### Supplied information
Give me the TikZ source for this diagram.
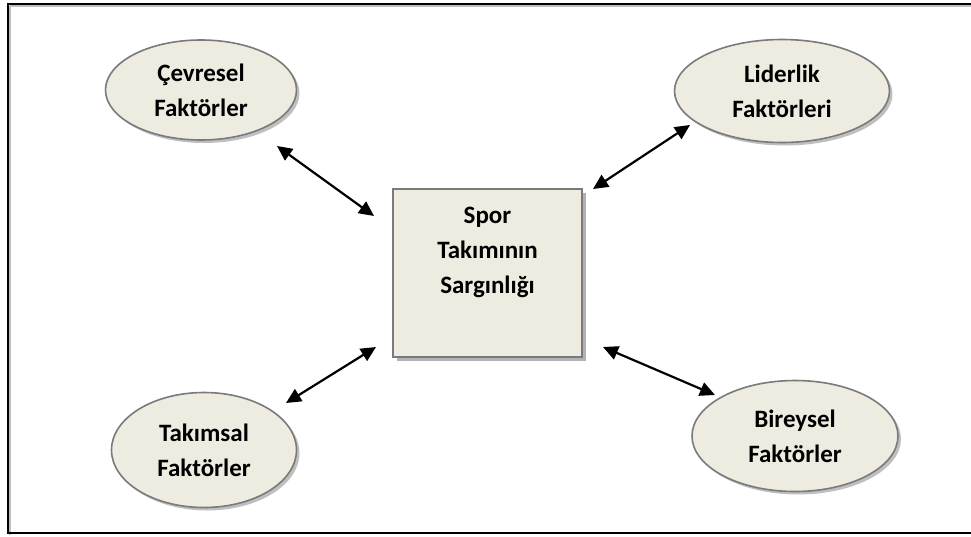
\documentclass[tikz,border=0pt]{standalone}
\usepackage{fontspec}
\setmainfont{Carlito}
\usetikzlibrary{arrows.meta,shapes.geometric,shadows}
\definecolor{beige}{HTML}{EEECE1}
\definecolor{edge}{HTML}{7A7A7A}
\tikzset{
  factor/.style={ellipse, draw=edge, line width=1.6pt, fill=beige, inner sep=0pt,
    align=center, font=\fontsize{25}{35}\selectfont\bfseries,
    drop shadow={shadow xshift=3pt, shadow yshift=-3pt, fill=black, opacity=0.25}},
  corebox/.style={rectangle, draw=edge, line width=1.8pt, fill=beige, inner sep=0pt,
    drop shadow={shadow xshift=4pt, shadow yshift=-4pt, fill=black, opacity=0.3}},
  corelabel/.style={align=center, font=\fontsize{25}{35}\selectfont\bfseries},
  dbl/.style={line width=2.2pt, {Triangle[length=15pt,width=14pt]}-{Triangle[length=15pt,width=14pt]}}
}
\begin{document}
\begin{tikzpicture}[x=1pt,y=-1pt]
\useasboundingbox (0,0) rectangle (971,536);
% outer frame (right edge lies outside the picture)
\draw[line width=2.5pt, black!25] (10,6) -- (980,6);
\draw[line width=2.5pt, black!25] (10,6) -- (10,535);
\draw[line width=1.8pt] (980,4) -- (8,4) -- (8,533) -- (980,533);

\node[corebox, minimum width=189pt, minimum height=168pt] (core) at (487.5,273) {};
\node[corelabel] (corelab) at (487.5,252) {Spor\\Takımının\\Sargınlığı};

\node[factor, minimum width=191pt, minimum height=100pt] (cev) at (201,90) {Çevresel\\Faktörler};
\node[factor, minimum width=215pt, minimum height=103pt] (lid) at (782,91) {Liderlik\\Faktörleri};
\node[factor, minimum width=185pt, minimum height=115pt] (tak) at (204,450) {Takımsal\\Faktörler};
\node[factor, minimum width=206pt, minimum height=111pt] (bir) at (795,436) {Bireysel\\Faktörler};

\coordinate (c1) at (277,146);
\coordinate (k1) at (374,216);
\coordinate (c2) at (690,125);
\coordinate (k2) at (593,189);
\coordinate (c3) at (286,403);
\coordinate (k3) at (376,347);
\coordinate (c4) at (715,395);
\coordinate (k4) at (603,347);

\draw[dbl] (c1) -- (k1);
\draw[dbl] (c2) -- (k2);
\draw[dbl] (c3) -- (k3);
\draw[dbl] (c4) -- (k4);
\end{tikzpicture}
\end{document}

### What you are asked to do
Everything from the first line of the listing above through the line that contains "(corelab) at (487.5,252)" is to be restated word for word, minus the pictures.

### The answer
Give me the TikZ source for this diagram.
\documentclass[tikz,border=0pt]{standalone}
\usepackage{fontspec}
\setmainfont{Carlito}
\usetikzlibrary{arrows.meta,shapes.geometric,shadows}
\definecolor{beige}{HTML}{EEECE1}
\definecolor{edge}{HTML}{7A7A7A}
\tikzset{
  factor/.style={ellipse, draw=edge, line width=1.6pt, fill=beige, inner sep=0pt,
    align=center, font=\fontsize{25}{35}\selectfont\bfseries,
    drop shadow={shadow xshift=3pt, shadow yshift=-3pt, fill=black, opacity=0.25}},
  corebox/.style={rectangle, draw=edge, line width=1.8pt, fill=beige, inner sep=0pt,
    drop shadow={shadow xshift=4pt, shadow yshift=-4pt, fill=black, opacity=0.3}},
  corelabel/.style={align=center, font=\fontsize{25}{35}\selectfont\bfseries},
  dbl/.style={line width=2.2pt, {Triangle[length=15pt,width=14pt]}-{Triangle[length=15pt,width=14pt]}}
}
\begin{document}
\begin{tikzpicture}[x=1pt,y=-1pt]
\useasboundingbox (0,0) rectangle (971,536);
% outer frame (right edge lies outside the picture)
\draw[line width=2.5pt, black!25] (10,6) -- (980,6);
\draw[line width=2.5pt, black!25] (10,6) -- (10,535);
\draw[line width=1.8pt] (980,4) -- (8,4) -- (8,533) -- (980,533);

\node[corebox, minimum width=189pt, minimum height=168pt] (core) at (487.5,273) {};
\node[corelabel] (corelab) at (487.5,252) {Spor\\Takımının\\Sargınlığı};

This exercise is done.